In quantum field theory, the vacuum is not truly empty but is filled with quantum fluctuations, virtual particles constantly appearing and disappearing. These fluctuations should contribute an energy density to the vacuum, which would act exactly like a cosmological constant, producing a repulsive gravitational effect that accelerates expansion. The problem is that theoretical calculations of the vacuum energy density give a value roughly 10^120 times larger than what is observed, a discrepancy so enormous it has been called the worst prediction in the history of physics. This cosmological constant problem suggests either a fundamental misunderstanding in quantum field theory or an unknown cancellation mechanism that reduces the vacuum energy to its tiny observed value.

If dark energy is indeed a cosmological constant, it has a fixed energy density that does not change as the universe expands. This means that as the universe grows larger and matter becomes more dilute, dark energy becomes an increasingly dominant fraction of the total energy, which is consistent with the observation that accelerated expansion began only a few billion years ago when the matter density dropped below the dark energy density.

Alternative Models of Dark Energy

Several alternative models propose that dark energy is not a constant but a dynamic field whose energy density changes over time. Quintessence models posit a slowly evolving scalar field, similar to the inflaton field thought to have driven cosmic inflation, whose energy density decreases slowly as the universe expands. Phantom energy models suggest a dark energy density that actually increases over time, which would lead to a dramatic future scenario called the Big Rip, in which the accelerating expansion eventually tears apart galaxies, solar systems, planets, and even atoms.

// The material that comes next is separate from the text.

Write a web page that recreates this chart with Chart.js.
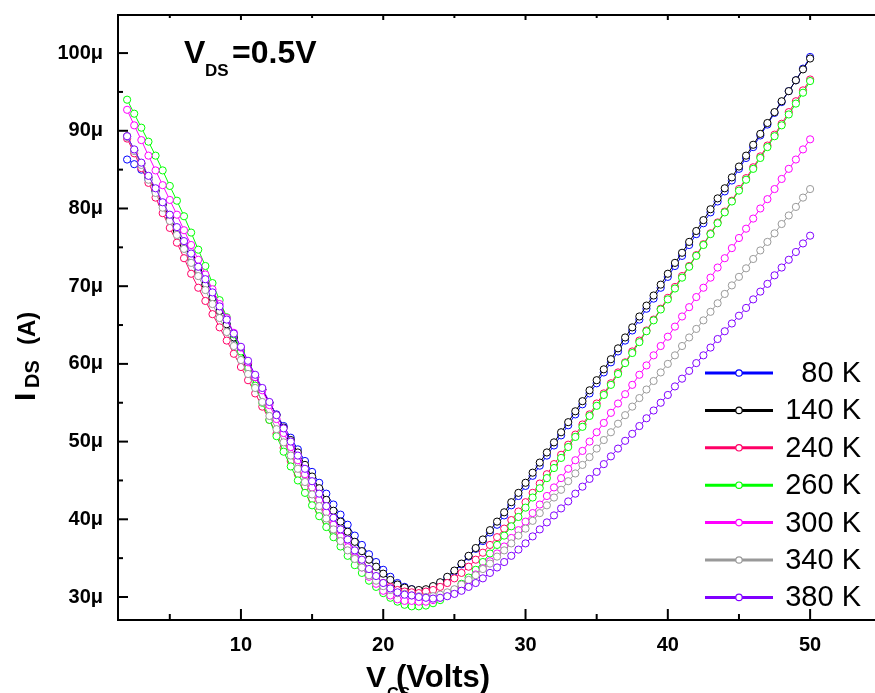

To distinguish between these models, cosmologists measure the dark energy equation of state parameter, denoted w, which relates dark energy pressure to its density. A cosmological constant has w = -1 exactly. Quintessence models predict w between -1 and 0, while phantom energy has w less than -1. Current observational constraints, from supernovae, the CMB, and galaxy surveys, are consistent with w = -1 within the measurement uncertainties, but the precision is not yet sufficient to rule out slowly varying models.

Modified gravity theories offer yet another approach. Rather than invoking a new form of energy, these theories propose modifications to general relativity that become significant at cosmological scales. For example, f(R) gravity replaces the Ricci scalar in Einstein's equations with a more general function, producing effects that mimic dark energy. Testing modified gravity models against observations of galaxy clustering, gravitational lensing, and the growth of cosmic structure is an active area of current research.

Observational Programs and the Future

Several major observational programs are designed specifically to measure dark energy with unprecedented precision. The Dark Energy Survey (DES), which completed its observations in 2019, used a 570-megapixel camera on a 4-meter telescope in Chile to map hundreds of millions of galaxies and thousands of supernovae. The Dark Energy Spectroscopic Instrument (DESI), which began operations in 2021, is measuring the redshifts of tens of millions of galaxies and quasars to map the three-dimensional distribution of matter over the last 11 billion years. The Euclid space mission, launched by ESA in 2023, is surveying billions of galaxies to measure the effects of dark energy on the expansion history and the growth of cosmic structure.

The combination of data from these surveys with CMB measurements from Planck, gravitational wave observations from LIGO and future detectors, and other cosmological probes should significantly narrow the range of viable dark energy models within the coming decade. If w is found to differ from -1 at a statistically significant level, it would rule out a simple cosmological constant and point toward a dynamic form of dark energy. If w remains consistent with -1, the cosmological constant problem will become even more pressing, demanding new theoretical insights into the nature of vacuum energy.

The ultimate fate of the universe depends on the nature of dark energy. If it is a true cosmological constant, the universe will continue expanding forever, with galaxies outside our local group eventually receding beyond the observable horizon, leaving the Milky Way (or its merged successor with Andromeda) isolated in an increasingly cold, empty, dark universe. If dark energy strengthens over time, the Big Rip would tear everything apart in a finite future. If it weakens or reverses, the universe could potentially decelerate and collapse in a Big Crunch. Understanding dark energy is therefore not just an academic exercise but a question about the ultimate destiny of everything that exists.